Notre collectif, le Poing Levé, a été visé à de multiples reprises par ces mesures : refus de nous laisser tenir des stands, utilisation de vigiles pour nous intimider lors de réunions, passage de nos tracts en revue par la sécurité. Mais nous ne sommes pas les seuls attaqués, et c’est collectivement que nous devons nous battre contre l’adoption de ce texte, avec tous.tes es étudiants.es et associations qui souhaitent pouvoir s’organiser librement à dans leurs universités et n’acceptent pas les mesures liberticides.

En vérité, cette révision du règlement de la vie associative permet à la direction de Panthéon-Sorbonne de se préparer à un deuxième quinquennat Macron toujours plus agressif dans ses reformes contre la jeunesse et à la riposte étudiante qui naîtra de l’augmentation de la précarité et des attaques contre l’Université.

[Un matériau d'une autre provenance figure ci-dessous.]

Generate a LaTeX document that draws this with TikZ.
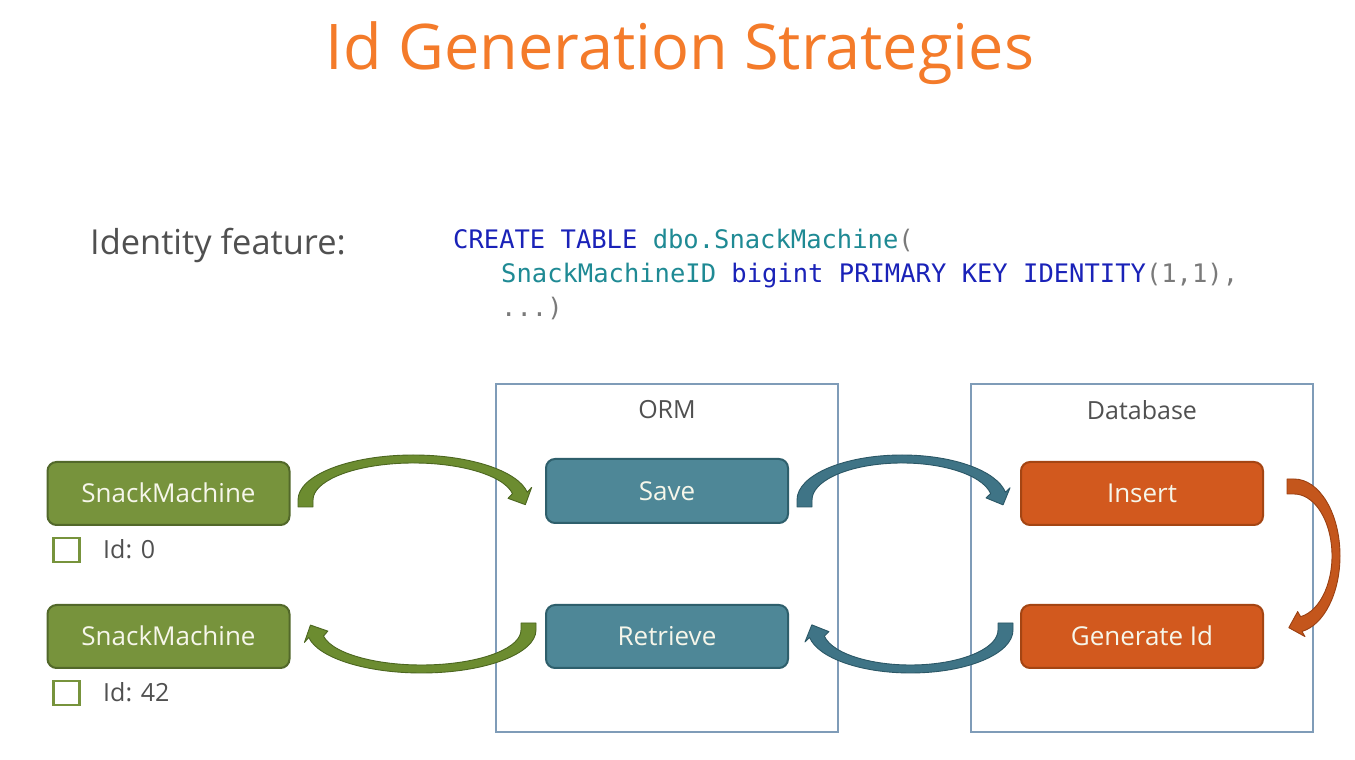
\documentclass[tikz,border=0pt]{standalone}
\usepackage{fontspec}
\setmainfont{Open Sans}
\newfontfamily\codefont{DejaVu Sans Mono}
\definecolor{titleor}{HTML}{F47B2A}
\definecolor{labelgray}{HTML}{505050}
\definecolor{frameblue}{HTML}{7F9CB8}
\definecolor{gfill}{HTML}{77933C}
\definecolor{gline}{HTML}{52682A}
\definecolor{tfill}{HTML}{4E8797}
\definecolor{tline}{HTML}{2E5F6C}
\definecolor{ofill}{HTML}{D2591E}
\definecolor{oline}{HTML}{A44513}
\definecolor{garrow}{HTML}{6C8C30}
\definecolor{garrowl}{HTML}{4C6620}
\definecolor{tarrow}{HTML}{3F7486}
\definecolor{tarrowl}{HTML}{2B5766}
\definecolor{oarrow}{HTML}{C4561C}
\definecolor{oarrowl}{HTML}{9A4012}
\definecolor{boxtext}{HTML}{F6F6EA}
\definecolor{sqlblue}{HTML}{1A22B8}
\definecolor{sqlteal}{HTML}{1F8A94}
\definecolor{sqlgray}{HTML}{7A7A7A}
\newcommand\carrow[7]{%
\begin{scope}[shift={(#1,#2)},rotate=#5]
\pgfmathsetmacro\ao{#3+7.5}
\pgfmathsetmacro\ai{#3-7.5}
\pgfmathsetmacro\bo{#4+4}
\pgfmathsetmacro\bi{#4-4}
\pgfmathsetmacro\mx{#3*cos(10)}
\pgfmathsetmacro\my{#4*sin(10)}
\pgfmathsetmacro\tx{#3*sin(10)}
\pgfmathsetmacro\ty{-#4*cos(10)}
\pgfmathsetmacro\tn{sqrt(\tx*\tx+\ty*\ty)}
\pgfmathsetmacro\ux{\tx/\tn}
\pgfmathsetmacro\uy{\ty/\tn}
\pgfmathsetmacro\ex{\ai*cos(10)}
\pgfmathsetmacro\ey{\bi*sin(10)}
\filldraw[fill=#6, draw=#7, line width=0.9pt, line join=round]
 (-\ao,-7) -- (-\ao,0) arc[start angle=180, end angle=10, x radius=\ao pt, y radius=\bo pt]
 -- ({\mx-13*\uy},{\my+13*\ux}) -- ({\mx+13*\ux},{\my+13*\uy}) -- ({\mx+13*\uy},{\my-13*\ux})
 -- (\ex,\ey) arc[start angle=10, end angle=180, x radius=\ai pt, y radius=\bi pt]
 -- (-\ai,-7) -- cycle;
\end{scope}}
\tikzset{
 box/.style={rounded corners=9pt, minimum width=242pt, minimum height=63pt, line width=2pt,
   text=boxtext, font=\fontsize{26}{30}\selectfont, text height=18.5pt, text depth=0pt, inner sep=0pt},
 gbox/.style={box, fill=gfill, draw=gline},
 tbox/.style={box, fill=tfill, draw=tline},
 obox/.style={box, fill=ofill, draw=oline},
 frame/.style={draw=frameblue, line width=1.3pt},
 lbl/.style={text=labelgray, font=\fontsize{25}{30}\selectfont, inner sep=0pt},
 chk/.style={draw=gfill, line width=2.6pt, fill=white, minimum width=26pt, minimum height=24pt, inner sep=0pt},
 code/.style={anchor=base west, inner sep=0pt, font=\codefont\fontsize{25.5}{30}\selectfont},
}
\begin{document}
\begin{tikzpicture}[x=1pt,y=1pt]
\useasboundingbox (0,0) rectangle (1355,760);
\fill[white] (0,0) rectangle (1355,760);
% title
\node[anchor=base, text=titleor, font=\fontsize{63}{70}\selectfont, inner sep=0pt] (title) at (680,690) {Id Generation Strategies};
% identity feature
\node[anchor=base west, text=labelgray, font=\fontsize{34.4}{40}\selectfont, inner sep=0pt] (ident) at (90,505) {Identity feature:};
\node[code] (code1) at (453,511) {\color{sqlblue}CREATE TABLE \color{sqlteal}dbo.SnackMachine\color{sqlgray}(};
\node[code] (code2) at (501,477) {\color{sqlteal}SnackMachineID \color{sqlblue}bigint PRIMARY KEY IDENTITY\color{sqlgray}(1,1),};
\node[code] (code3) at (501,443) {\color{sqlgray}...)};
% frames
\draw[frame] (496,376) rectangle (838,28);
\node[frame, draw=none, minimum width=342pt, minimum height=348pt, inner sep=0pt] (orm) at (667,202) {};
\node[frame, draw=none, minimum width=342pt, minimum height=348pt, inner sep=0pt] (db) at (1142,202) {};
\draw[frame] (971,376) rectangle (1313,28);
\node[lbl] (ormlbl) at (667,350) {ORM};
\node[lbl] (dblbl) at (1142,350) {Database};
% arrows
\carrow{413.5}{260}{108}{41}{0}{garrow}{garrowl}
\carrow{902}{260}{97.5}{41}{0}{tarrow}{tarrowl}
\carrow{421.5}{130}{107}{39}{180}{garrow}{garrowl}
\carrow{910.5}{130}{95}{39}{180}{tarrow}{tarrowl}
\carrow{1294}{204.2}{69.3}{42}{-90}{oarrow}{oarrowl}
% boxes
\node[gbox] (sm1) at (168.5,266.5) {SnackMachine};
\node[gbox] (sm2) at (168.5,123.5) {SnackMachine};
\node[tbox, minimum height=64pt] (save) at (667,269) {Save};
\node[tbox] (retrieve) at (667,123.5) {Retrieve};
\node[obox] (insert) at (1142,266.5) {Insert};
\node[obox] (genid) at (1142,123.5) {Generate Id};
% checkboxes
\node[chk] (cb1) at (66.5,210) {};
\node[chk] (cb2) at (66.5,67) {};
\node[lbl, anchor=base west] (id1) at (103,201) {Id: 0};
\node[lbl, anchor=base west] (id2) at (103,58) {Id: 42};
\end{tikzpicture}
\end{document}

Ces mesures préventives serviront à éteindre les mouvements naissants et faire taire la colère étudiante. Il n’y a qu’à voir comment les dernières Assemblées Générales appelées à Paris 1 ont été réprimées, pour comprendre de quel côté se situe la Présidence. Après cinq ans de lutte sociale intense et alors que la jeunesse est un des secteurs qui se radicalise, les présidences universitaires se préparent à être des relais de répression gouvernementale.